## RECORDED DATA
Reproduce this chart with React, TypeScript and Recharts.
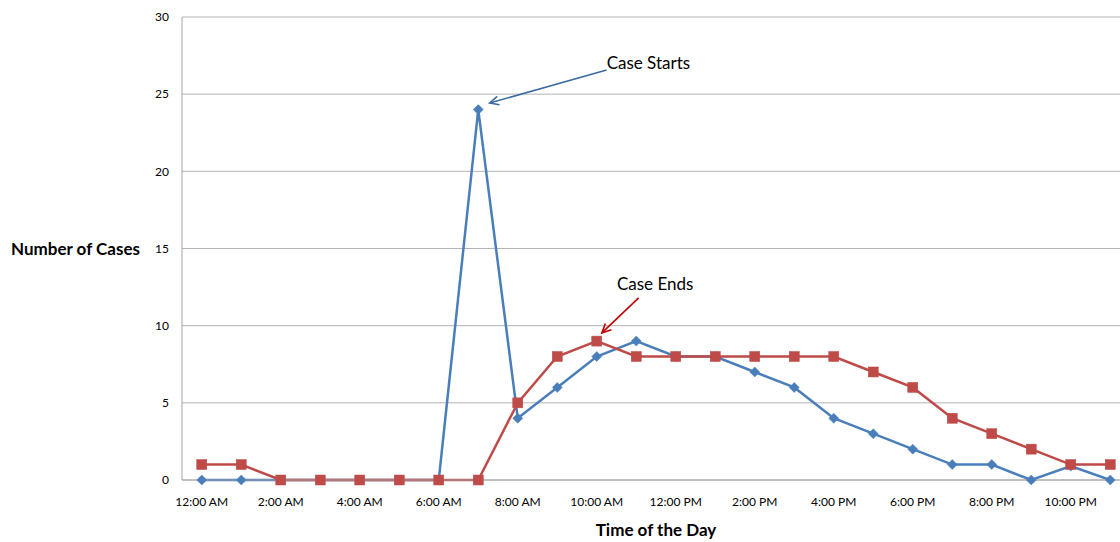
import React from 'react';
import { LineChart, Line, XAxis, YAxis, CartesianGrid, ReferenceLine, ReferenceDot } from 'recharts';

const hourLabels = [
  '12:00 AM', '1:00 AM', '2:00 AM', '3:00 AM', '4:00 AM', '5:00 AM', '6:00 AM', '7:00 AM',
  '8:00 AM', '9:00 AM', '10:00 AM', '11:00 AM', '12:00 PM', '1:00 PM', '2:00 PM', '3:00 PM',
  '4:00 PM', '5:00 PM', '6:00 PM', '7:00 PM', '8:00 PM', '9:00 PM', '10:00 PM', '11:00 PM',
];
const caseStarts = [0, 0, 0, 0, 0, 0, 0, 24, 4, 6, 8, 9, 8, 8, 7, 6, 4, 3, 2, 1, 1, 0, 0.9, 0];
const caseEnds = [1, 1, 0, 0, 0, 0, 0, 0, 5, 8, 9, 8, 8, 8, 8, 8, 8, 7, 6, 4, 3, 2, 1, 1];
const xTicks = [0, 2, 4, 6, 8, 10, 12, 14, 16, 18, 20, 22];
const yTicks = [0, 5, 10, 15, 20, 25, 30];

const data = hourLabels.map((label, i) => ({ hour: i, label, starts: caseStarts[i], ends: caseEnds[i] }));

const BLUE = '#4a7ebb';
const RED = '#be4b48';
const FONT = 'Lato, "Open Sans", sans-serif';

const Diamond = (props: any) => {
  const { cx, cy } = props;
  if (cx == null || cy == null) return null;
  const r = 5;
  return <polygon points={`${cx},${cy - r} ${cx + r},${cy} ${cx},${cy + r} ${cx - r},${cy}`} fill={BLUE} stroke={BLUE} strokeWidth={0.5} />;
};

const Square = (props: any) => {
  const { cx, cy } = props;
  if (cx == null || cy == null) return null;
  const s = 10;
  return <rect x={cx - s / 2} y={cy - s / 2} width={s} height={s} fill={RED} stroke={RED} strokeWidth={0.5} />;
};

const makeArrow = (color: string) => (props: any) => {
  const { x1, y1, x2, y2 } = props;
  if ([x1, y1, x2, y2].some((v) => v == null || isNaN(v))) return <g />;
  const ang = Math.atan2(y2 - y1, x2 - x1);
  const len = 10;
  const spread = 0.45;
  const ax = x2 - len * Math.cos(ang - spread);
  const ay = y2 - len * Math.sin(ang - spread);
  const bx = x2 - len * Math.cos(ang + spread);
  const by = y2 - len * Math.sin(ang + spread);
  return (
    <g>
      <line x1={x1} y1={y1} x2={x2} y2={y2} stroke={color} strokeWidth={1.6} />
      <polyline points={`${ax},${ay} ${x2},${y2} ${bx},${by}`} fill="none" stroke={color} strokeWidth={1.6} />
    </g>
  );
};

export default function App() {
  return (
    <div style={{ position: 'fixed', left: 0, top: 0, width: 1120, height: 542, overflow: 'hidden', background: '#fff' }}>
      <LineChart width={1135} height={542} data={data} margin={{ top: 17, right: 5, left: 0, bottom: 0 }}>
        <CartesianGrid vertical={false} stroke="#b4b4b4" strokeWidth={1} />
        <XAxis
          dataKey="hour"
          type="number"
          domain={[-0.5, 23.5]}
          ticks={xTicks}
          tickFormatter={(v: number) => hourLabels[v]}
          interval={0}
          height={62}
          tickLine={false}
          tickMargin={11}
          axisLine={{ stroke: '#a6a6a6' }}
          tick={{ fill: '#000', fontSize: 12, fontFamily: FONT }}
          label={{ value: 'Time of the Day', position: 'insideBottom', offset: 6, fill: '#000', fontSize: 17, fontWeight: 700, fontFamily: FONT }}
        />
        <YAxis
          domain={[0, 30]}
          ticks={yTicks}
          width={182}
          tickLine={false}
          tickMargin={7}
          axisLine={{ stroke: '#a6a6a6' }}
          tick={{ fill: '#000', fontSize: 12, fontFamily: FONT }}
          label={{ value: 'Number of Cases', position: 'insideLeft', offset: 11, fill: '#000', fontSize: 17, fontWeight: 700, fontFamily: FONT }}
        />
        <Line dataKey="starts" stroke={BLUE} strokeWidth={2.5} dot={<Diamond />} activeDot={false} isAnimationActive={false} />
        <Line dataKey="ends" stroke={RED} strokeWidth={2.5} dot={<Square />} activeDot={false} isAnimationActive={false} />
        <ReferenceLine segment={[{ x: 10.25, y: 26.57 }, { x: 7.29, y: 24.43 }]} shape={makeArrow('#3d6aa3')} ifOverflow="visible" />
        <ReferenceLine segment={[{ x: 11.06, y: 11.8 }, { x: 10.13, y: 9.53 }]} shape={makeArrow('#c00000')} ifOverflow="visible" />
        <ReferenceDot x={10.25} y={27.02} r={0} fill="none" stroke="none" ifOverflow="visible"
          label={{ value: 'Case Starts', position: 'right', offset: 0, fill: '#000', fontSize: 17, fontFamily: FONT }} />
        <ReferenceDot x={10.51} y={12.7} r={0} fill="none" stroke="none" ifOverflow="visible"
          label={{ value: 'Case Ends', position: 'right', offset: 0, fill: '#000', fontSize: 17, fontFamily: FONT }} />
      </LineChart>
    </div>
  );
}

## WHAT YOU NEED TO DO
Look through the material and copy each line that has "React".

## EXPECTED ANSWER
Reproduce this chart with React, TypeScript and Recharts.
import React from 'react';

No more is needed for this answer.